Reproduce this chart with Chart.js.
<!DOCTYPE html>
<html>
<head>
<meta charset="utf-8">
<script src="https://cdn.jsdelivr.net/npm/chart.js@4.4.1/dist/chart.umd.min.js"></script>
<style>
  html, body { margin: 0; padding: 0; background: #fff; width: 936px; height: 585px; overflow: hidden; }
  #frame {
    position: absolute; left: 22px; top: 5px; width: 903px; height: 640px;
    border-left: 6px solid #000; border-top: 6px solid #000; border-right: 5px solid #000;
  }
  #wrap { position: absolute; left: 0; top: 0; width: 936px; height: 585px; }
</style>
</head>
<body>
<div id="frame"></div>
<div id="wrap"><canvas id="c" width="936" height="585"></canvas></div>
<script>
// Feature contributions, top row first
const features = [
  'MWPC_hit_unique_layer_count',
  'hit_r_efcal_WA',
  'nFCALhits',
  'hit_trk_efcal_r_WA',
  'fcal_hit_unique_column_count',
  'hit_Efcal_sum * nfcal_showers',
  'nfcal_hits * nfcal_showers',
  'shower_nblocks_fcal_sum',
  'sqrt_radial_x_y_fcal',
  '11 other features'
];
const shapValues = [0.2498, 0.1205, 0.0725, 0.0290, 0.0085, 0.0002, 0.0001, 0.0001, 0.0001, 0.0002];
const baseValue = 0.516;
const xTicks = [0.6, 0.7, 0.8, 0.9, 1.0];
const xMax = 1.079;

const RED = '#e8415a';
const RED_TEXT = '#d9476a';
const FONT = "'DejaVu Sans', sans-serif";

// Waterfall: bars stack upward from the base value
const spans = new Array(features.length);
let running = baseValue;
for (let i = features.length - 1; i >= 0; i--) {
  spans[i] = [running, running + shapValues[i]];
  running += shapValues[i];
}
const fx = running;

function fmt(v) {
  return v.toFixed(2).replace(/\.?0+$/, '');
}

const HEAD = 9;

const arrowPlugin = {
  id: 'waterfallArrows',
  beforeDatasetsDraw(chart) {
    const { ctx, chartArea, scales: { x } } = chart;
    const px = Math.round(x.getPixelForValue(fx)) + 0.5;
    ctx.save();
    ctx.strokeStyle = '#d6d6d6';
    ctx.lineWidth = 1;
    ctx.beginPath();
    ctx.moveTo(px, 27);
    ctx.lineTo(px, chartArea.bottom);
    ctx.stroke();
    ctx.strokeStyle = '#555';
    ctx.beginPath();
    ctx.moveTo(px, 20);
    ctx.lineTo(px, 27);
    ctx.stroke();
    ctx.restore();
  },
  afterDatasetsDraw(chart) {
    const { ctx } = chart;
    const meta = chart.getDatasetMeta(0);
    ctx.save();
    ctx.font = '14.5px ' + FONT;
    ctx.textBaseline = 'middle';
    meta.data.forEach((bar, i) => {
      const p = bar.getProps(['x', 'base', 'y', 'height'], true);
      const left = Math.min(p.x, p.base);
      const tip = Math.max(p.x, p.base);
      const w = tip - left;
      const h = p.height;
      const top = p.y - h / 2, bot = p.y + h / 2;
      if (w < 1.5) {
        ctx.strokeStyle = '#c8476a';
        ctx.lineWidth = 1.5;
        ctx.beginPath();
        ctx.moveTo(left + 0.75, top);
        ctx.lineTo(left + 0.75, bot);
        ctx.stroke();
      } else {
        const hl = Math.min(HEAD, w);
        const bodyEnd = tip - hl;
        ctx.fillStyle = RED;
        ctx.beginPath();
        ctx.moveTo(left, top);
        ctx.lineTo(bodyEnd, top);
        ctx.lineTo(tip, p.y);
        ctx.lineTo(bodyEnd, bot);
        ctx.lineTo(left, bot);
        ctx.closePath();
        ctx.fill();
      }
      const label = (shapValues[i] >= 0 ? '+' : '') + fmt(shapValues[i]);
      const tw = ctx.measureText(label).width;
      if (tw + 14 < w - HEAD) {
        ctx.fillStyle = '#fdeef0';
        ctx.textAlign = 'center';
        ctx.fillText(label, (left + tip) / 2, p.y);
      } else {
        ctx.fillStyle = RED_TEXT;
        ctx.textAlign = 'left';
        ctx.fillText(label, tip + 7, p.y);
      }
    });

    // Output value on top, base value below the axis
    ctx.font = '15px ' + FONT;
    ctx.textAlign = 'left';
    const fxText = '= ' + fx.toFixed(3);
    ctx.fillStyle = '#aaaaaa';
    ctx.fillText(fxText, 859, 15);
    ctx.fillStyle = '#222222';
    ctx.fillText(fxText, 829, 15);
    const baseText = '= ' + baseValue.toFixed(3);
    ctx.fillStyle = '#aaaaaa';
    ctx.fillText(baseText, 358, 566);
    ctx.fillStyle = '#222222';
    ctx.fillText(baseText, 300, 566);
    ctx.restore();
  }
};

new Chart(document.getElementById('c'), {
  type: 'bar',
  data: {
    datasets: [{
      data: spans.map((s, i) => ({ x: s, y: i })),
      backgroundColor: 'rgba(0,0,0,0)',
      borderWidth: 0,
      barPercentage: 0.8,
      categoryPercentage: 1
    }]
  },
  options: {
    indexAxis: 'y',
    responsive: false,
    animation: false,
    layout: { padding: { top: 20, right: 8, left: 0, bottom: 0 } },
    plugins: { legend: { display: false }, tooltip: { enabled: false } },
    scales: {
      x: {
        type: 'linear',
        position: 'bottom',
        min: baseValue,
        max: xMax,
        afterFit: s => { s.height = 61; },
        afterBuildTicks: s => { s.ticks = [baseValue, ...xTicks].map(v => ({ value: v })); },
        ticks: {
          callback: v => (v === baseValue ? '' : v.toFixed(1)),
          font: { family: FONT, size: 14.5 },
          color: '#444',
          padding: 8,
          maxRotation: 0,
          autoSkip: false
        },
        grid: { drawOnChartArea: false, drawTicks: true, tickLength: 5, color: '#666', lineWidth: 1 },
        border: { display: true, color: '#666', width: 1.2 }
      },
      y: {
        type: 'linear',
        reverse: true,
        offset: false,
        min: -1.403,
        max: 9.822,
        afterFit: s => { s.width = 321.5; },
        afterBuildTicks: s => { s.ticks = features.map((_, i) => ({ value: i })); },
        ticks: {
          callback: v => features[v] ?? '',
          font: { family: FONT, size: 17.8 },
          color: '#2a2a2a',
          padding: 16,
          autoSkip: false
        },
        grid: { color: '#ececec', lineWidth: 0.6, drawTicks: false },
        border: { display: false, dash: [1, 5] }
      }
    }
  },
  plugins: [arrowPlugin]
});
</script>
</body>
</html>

- - -

Give back the whole listing, word for word.

= Correct result =
Reproduce this chart with Chart.js.
<!DOCTYPE html>
<html>
<head>
<meta charset="utf-8">
<script src="https://cdn.jsdelivr.net/npm/chart.js@4.4.1/dist/chart.umd.min.js"></script>
<style>
  html, body { margin: 0; padding: 0; background: #fff; width: 936px; height: 585px; overflow: hidden; }
  #frame {
    position: absolute; left: 22px; top: 5px; width: 903px; height: 640px;
    border-left: 6px solid #000; border-top: 6px solid #000; border-right: 5px solid #000;
  }
  #wrap { position: absolute; left: 0; top: 0; width: 936px; height: 585px; }
</style>
</head>
<body>
<div id="frame"></div>
<div id="wrap"><canvas id="c" width="936" height="585"></canvas></div>
<script>
// Feature contributions, top row first
const features = [
  'MWPC_hit_unique_layer_count',
  'hit_r_efcal_WA',
  'nFCALhits',
  'hit_trk_efcal_r_WA',
  'fcal_hit_unique_column_count',
  'hit_Efcal_sum * nfcal_showers',
  'nfcal_hits * nfcal_showers',
  'shower_nblocks_fcal_sum',
  'sqrt_radial_x_y_fcal',
  '11 other features'
];
const shapValues = [0.2498, 0.1205, 0.0725, 0.0290, 0.0085, 0.0002, 0.0001, 0.0001, 0.0001, 0.0002];
const baseValue = 0.516;
const xTicks = [0.6, 0.7, 0.8, 0.9, 1.0];
const xMax = 1.079;

const RED = '#e8415a';
const RED_TEXT = '#d9476a';
const FONT = "'DejaVu Sans', sans-serif";

// Waterfall: bars stack upward from the base value
const spans = new Array(features.length);
let running = baseValue;
for (let i = features.length - 1; i >= 0; i--) {
  spans[i] = [running, running + shapValues[i]];
  running += shapValues[i];
}
const fx = running;

function fmt(v) {
  return v.toFixed(2).replace(/\.?0+$/, '');
}

const HEAD = 9;

const arrowPlugin = {
  id: 'waterfallArrows',
  beforeDatasetsDraw(chart) {
    const { ctx, chartArea, scales: { x } } = chart;
    const px = Math.round(x.getPixelForValue(fx)) + 0.5;
    ctx.save();
    ctx.strokeStyle = '#d6d6d6';
    ctx.lineWidth = 1;
    ctx.beginPath();
    ctx.moveTo(px, 27);
    ctx.lineTo(px, chartArea.bottom);
    ctx.stroke();
    ctx.strokeStyle = '#555';
    ctx.beginPath();
    ctx.moveTo(px, 20);
    ctx.lineTo(px, 27);
    ctx.stroke();
    ctx.restore();
  },
  afterDatasetsDraw(chart) {
    const { ctx } = chart;
    const meta = chart.getDatasetMeta(0);
    ctx.save();
    ctx.font = '14.5px ' + FONT;
    ctx.textBaseline = 'middle';
    meta.data.forEach((bar, i) => {
      const p = bar.getProps(['x', 'base', 'y', 'height'], true);
      const left = Math.min(p.x, p.base);
      const tip = Math.max(p.x, p.base);
      const w = tip - left;
      const h = p.height;
      const top = p.y - h / 2, bot = p.y + h / 2;
      if (w < 1.5) {
        ctx.strokeStyle = '#c8476a';
        ctx.lineWidth = 1.5;
        ctx.beginPath();
        ctx.moveTo(left + 0.75, top);
        ctx.lineTo(left + 0.75, bot);
        ctx.stroke();
      } else {
        const hl = Math.min(HEAD, w);
        const bodyEnd = tip - hl;
        ctx.fillStyle = RED;
        ctx.beginPath();
        ctx.moveTo(left, top);
        ctx.lineTo(bodyEnd, top);
        ctx.lineTo(tip, p.y);
        ctx.lineTo(bodyEnd, bot);
        ctx.lineTo(left, bot);
        ctx.closePath();
        ctx.fill();
      }
      const label = (shapValues[i] >= 0 ? '+' : '') + fmt(shapValues[i]);
      const tw = ctx.measureText(label).width;
      if (tw + 14 < w - HEAD) {
        ctx.fillStyle = '#fdeef0';
        ctx.textAlign = 'center';
        ctx.fillText(label, (left + tip) / 2, p.y);
      } else {
        ctx.fillStyle = RED_TEXT;
        ctx.textAlign = 'left';
        ctx.fillText(label, tip + 7, p.y);
      }
    });

    // Output value on top, base value below the axis
    ctx.font = '15px ' + FONT;
    ctx.textAlign = 'left';
    const fxText = '= ' + fx.toFixed(3);
    ctx.fillStyle = '#aaaaaa';
    ctx.fillText(fxText, 859, 15);
    ctx.fillStyle = '#222222';
    ctx.fillText(fxText, 829, 15);
    const baseText = '= ' + baseValue.toFixed(3);
    ctx.fillStyle = '#aaaaaa';
    ctx.fillText(baseText, 358, 566);
    ctx.fillStyle = '#222222';
    ctx.fillText(baseText, 300, 566);
    ctx.restore();
  }
};

new Chart(document.getElementById('c'), {
  type: 'bar',
  data: {
    datasets: [{
      data: spans.map((s, i) => ({ x: s, y: i })),
      backgroundColor: 'rgba(0,0,0,0)',
      borderWidth: 0,
      barPercentage: 0.8,
      categoryPercentage: 1
    }]
  },
  options: {
    indexAxis: 'y',
    responsive: false,
    animation: false,
    layout: { padding: { top: 20, right: 8, left: 0, bottom: 0 } },
    plugins: { legend: { display: false }, tooltip: { enabled: false } },
    scales: {
      x: {
        type: 'linear',
        position: 'bottom',
        min: baseValue,
        max: xMax,
        afterFit: s => { s.height = 61; },
        afterBuildTicks: s => { s.ticks = [baseValue, ...xTicks].map(v => ({ value: v })); },
        ticks: {
          callback: v => (v === baseValue ? '' : v.toFixed(1)),
          font: { family: FONT, size: 14.5 },
          color: '#444',
          padding: 8,
          maxRotation: 0,
          autoSkip: false
        },
        grid: { drawOnChartArea: false, drawTicks: true, tickLength: 5, color: '#666', lineWidth: 1 },
        border: { display: true, color: '#666', width: 1.2 }
      },
      y: {
        type: 'linear',
        reverse: true,
        offset: false,
        min: -1.403,
        max: 9.822,
        afterFit: s => { s.width = 321.5; },
        afterBuildTicks: s => { s.ticks = features.map((_, i) => ({ value: i })); },
        ticks: {
          callback: v => features[v] ?? '',
          font: { family: FONT, size: 17.8 },
          color: '#2a2a2a',
          padding: 16,
          autoSkip: false
        },
        grid: { color: '#ececec', lineWidth: 0.6, drawTicks: false },
        border: { display: false, dash: [1, 5] }
      }
    }
  },
  plugins: [arrowPlugin]
});
</script>
</body>
</html>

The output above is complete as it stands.